Przejdź do treści
Przejdź do stopki

Spóźnione żale nad wrakiem

Treść

Za niedopuszczalne i raniące uczucia milionów Polaków uznał Jarosław Gowin postępowanie Rosjan wobec wraku Tu-154M. Mimo to minister sprawiedliwości do tej pory nie podjął w tej sprawie żadnych działań.

Jarosław Gowin, minister sprawiedliwości, w TVN24 podkreślał wczoraj, że nie ma sensu eskalować napięć z Rosją w sprawach błahych. Do takich nie zaliczył jednak sprawy wyjaśnienia okoliczności katastrofy smoleńskiej oraz losów wraku Tu-154M. Gowin ocenił, że w tym zakresie dotychczasowy sposób postępowania Rosjan jest niedopuszczalny. - Uważam, że stanowisko strony rosyjskiej jest niedopuszczalne, i mówię to bardzo stanowczo - podkreślił minister. Pytany o podstawy takiej oceny dodał: "lekceważy [ono] wrażliwość i uczucia nie tylko rodzin ofiar katastrofy, ale myślę, że milionów Polaków, i to ze wszystkich stron sceny politycznej".

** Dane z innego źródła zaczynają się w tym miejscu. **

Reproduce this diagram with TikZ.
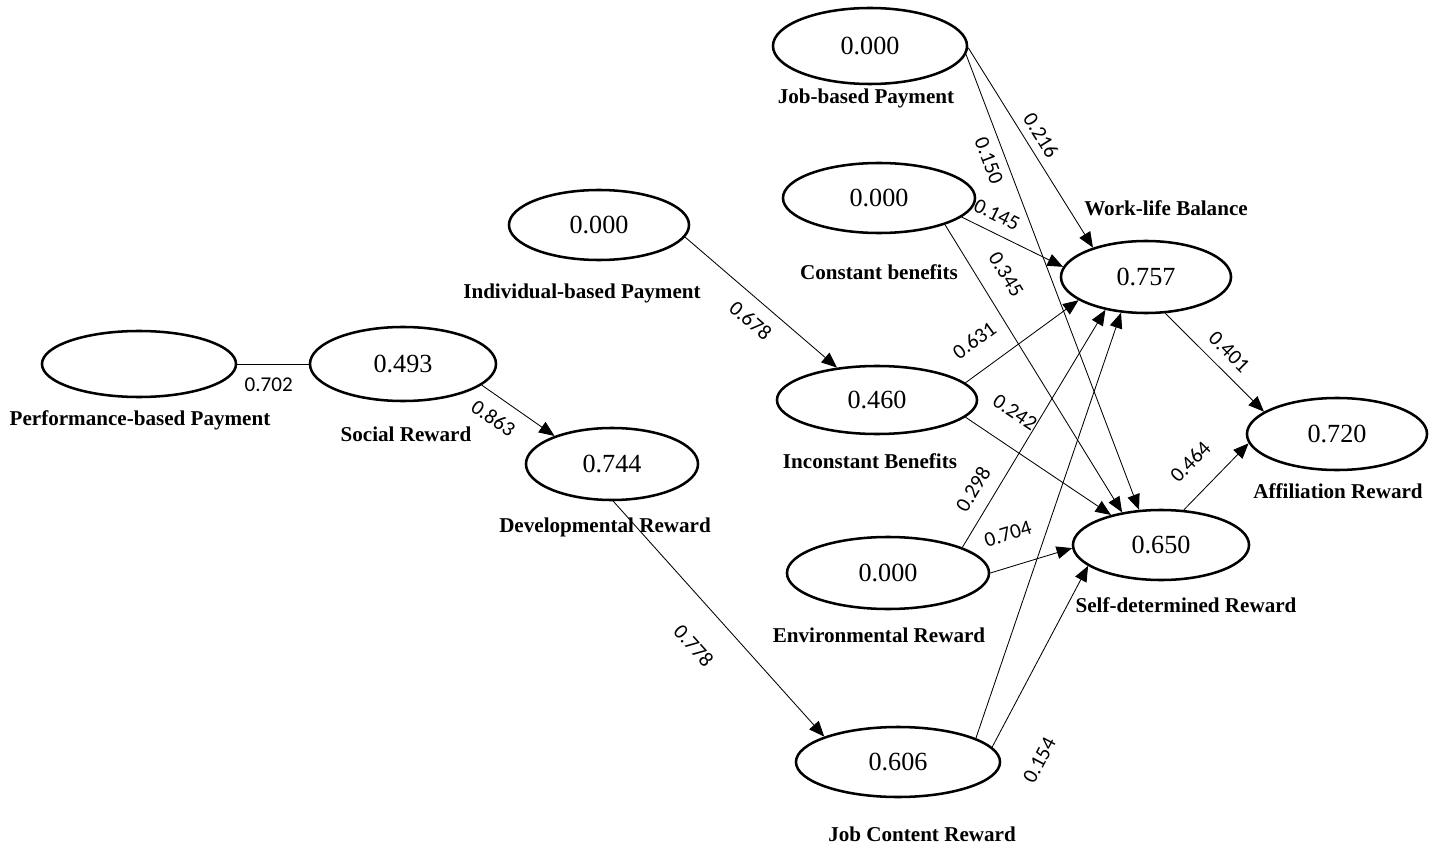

To nie pierwsze tego rodzaju wystąpienie Gowina w sprawie katastrofy smoleńskiej. W połowie stycznia br., po ujawnieniu stenogramów z kokpitu Tu-154M przygotowanych przez Instytut Ekspertyz Sądowych w Krakowie, podczas dyskusji o możliwości wznowienia prac tzw. komisji Jerzego Millera minister sprawiedliwości wyrażał pogląd, że to właśnie sprowadzenie wraku samolotu jest sprawą priorytetową. - Dla mnie jako ministra sprawiedliwości, urzędnika państwowego, dużo ważniejsze jest w tej chwili co innego: z jednej strony dokończenie śledztwa, w tym także odzyskanie szczątków wraku, z drugiej strony bardzo ważne jest dla mnie podjęcie działań, które by zapobiegły tego typu wydarzeniom w przyszłości - zaznaczał.
Jednak Gowin do tej pory żadnych działań mogących przyspieszyć sprowadzenie wraku nie podjął. - Pan minister na razie nie podjął żadnej decyzji w tej sprawie - poinformowała nas Patrycja Loose, rzecznik prasowy ministra sprawiedliwości. Niedawno z wizytą w Moskwie przebywał prokurator generalny. Jednak wizyta Andrzeja Seremeta w Federacji Rosyjskiej nie przyniosła przełomu w kwestii możliwości sprowadzenia wraku Tu-154M do Polski. Jak zaznaczyła Loose, minister Gowin sygnalizował wówczas, że możliwe jest, iż niedługo to on będzie musiał się udać do Rosji z podobną wizytą. - Pan minister nie wykluczył, że zostaną w tym zakresie podjęte działania, ale na razie nie możemy mówić o szczegółach, gdyż nie ma jeszcze konkretnej decyzji - dodała.